The reformed church of Angerlo has got to be one of the most drastically restored churches of the Netherlands. Old black and white photographs of it show an aisleless church with a nave and a choir of equal height and covered by the same roof. The nave in these pictures has high pointed windows at its south side. At the front of the church stands a sturdy tower in an undefined style.

That was how it looked for almost two centuries, until  in 1945 German troops blew up the tower, destroying much of the nave and the choir in its fall. In 1947 the ruins were carefully examined to determine the original shape of the church and the history of all changes. Traces were found of the north-east tower and the foundations of the Romanesque choir.

Part of the nave is from the 11th century and was built in Romanesque style, out of tuff stones on a foundation of iron ore. A side-aisle was added at the north side in the 12th century, which had at its east side a lateral chapel with an apse and a tower on top, standing next to the original choir. When a west tower was built this east tower was removed. In ca. 1400 the original  Romanesque choir was replaced by the current Gothic choir. The west tower was replaced by a new one in 1766-1767.  

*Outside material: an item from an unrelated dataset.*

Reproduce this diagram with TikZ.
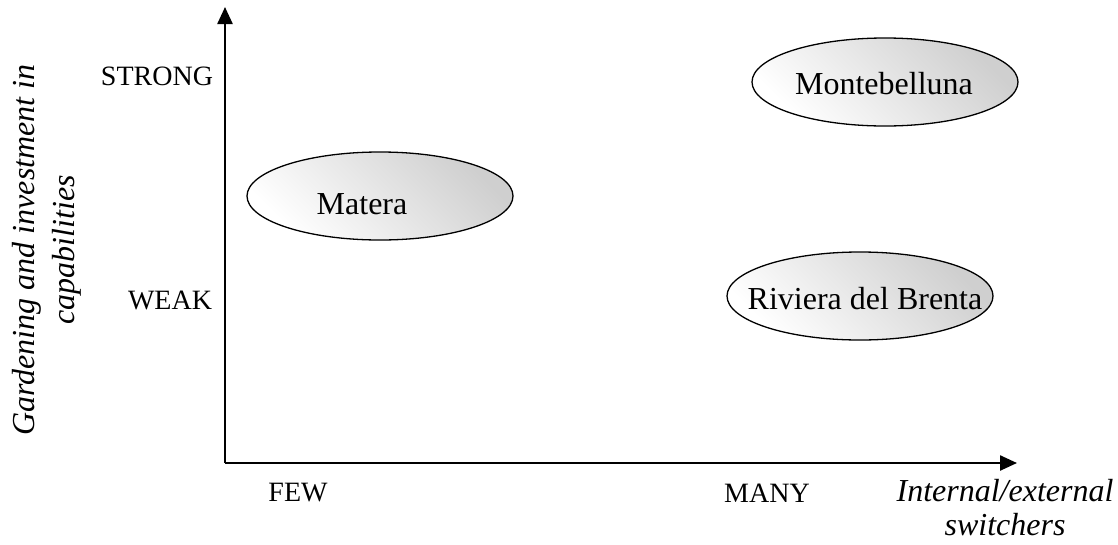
\documentclass[tikz,border=0pt]{standalone}
\usepackage{fontspec}
\setmainfont{Liberation Serif}
\usetikzlibrary{arrows.meta,shapes.geometric}
\tikzset{
  axis/.style={line width=2.4pt,-{Triangle[length=17pt,width=15pt]}},
  blob/.style={ellipse,draw,line width=1.3pt,minimum width=266pt,minimum height=88pt,
    inner sep=0pt,shading=axis,top color=gray!38,bottom color=white,shading angle=-45},
  blobtext/.style={font=\fontsize{32}{38}\selectfont},
  tick/.style={font=\fontsize{28}{34}\selectfont},
  axlabel/.style={font=\fontsize{32}{38}\selectfont\itshape,align=center}
}
\begin{document}
\begin{tikzpicture}[x=1pt,y=-1pt]
\useasboundingbox (0,0) rectangle (1118,544);
\coordinate (O) at (225,463);
\coordinate (ytop) at (225,7);
\coordinate (xend) at (1017,463);
\draw[axis] (O) -- (ytop);
\draw[axis] (O) -- (xend);
\node[blob] (monte) at (885,82) {};
\node[blobtext] (montet) at (884,84) {Montebelluna};
\node[blob] (matera) at (380,196) {};
\node[blobtext] (matet) at (362,204) {Matera};
\node[blob] (riviera) at (860,296) {};
\node[blobtext] (rivt) at (865,299) {Riviera del Brenta};
\node[tick] (strong) at (157,76) {STRONG};
\node[tick] (weak) at (170,300) {WEAK};
\node[tick] (few) at (298,493) {FEW};
\node[tick] (many) at (767,493) {MANY};
\node[axlabel,rotate=90,font=\fontsize{32}{40}\selectfont\itshape] (ylab) at (47,250) {Gardening and investment in\\capabilities};
\node[axlabel,font=\fontsize{32}{34}\selectfont\itshape] (xlab) at (1005,508) {Internal/external\\switchers};
\end{tikzpicture}
\end{document}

Architects J.C. Sprey and E.A. Canneman made the plans for a restoration which would not bring back the pre-war state of the church but instead emphasized its Romanesque origins. The choir was given a temporary wooden roof, the remaining lower part of the tower was demolished and damaged stones in the outer walls of the nave were removed and later replaced. Eventually the north-east tower was reconstructed with a bit of artistic license, the nave was covered by a seperate and much lower roof and lengthened with a trave and a new portal built of bricks that contrast with the natural stone of the nave.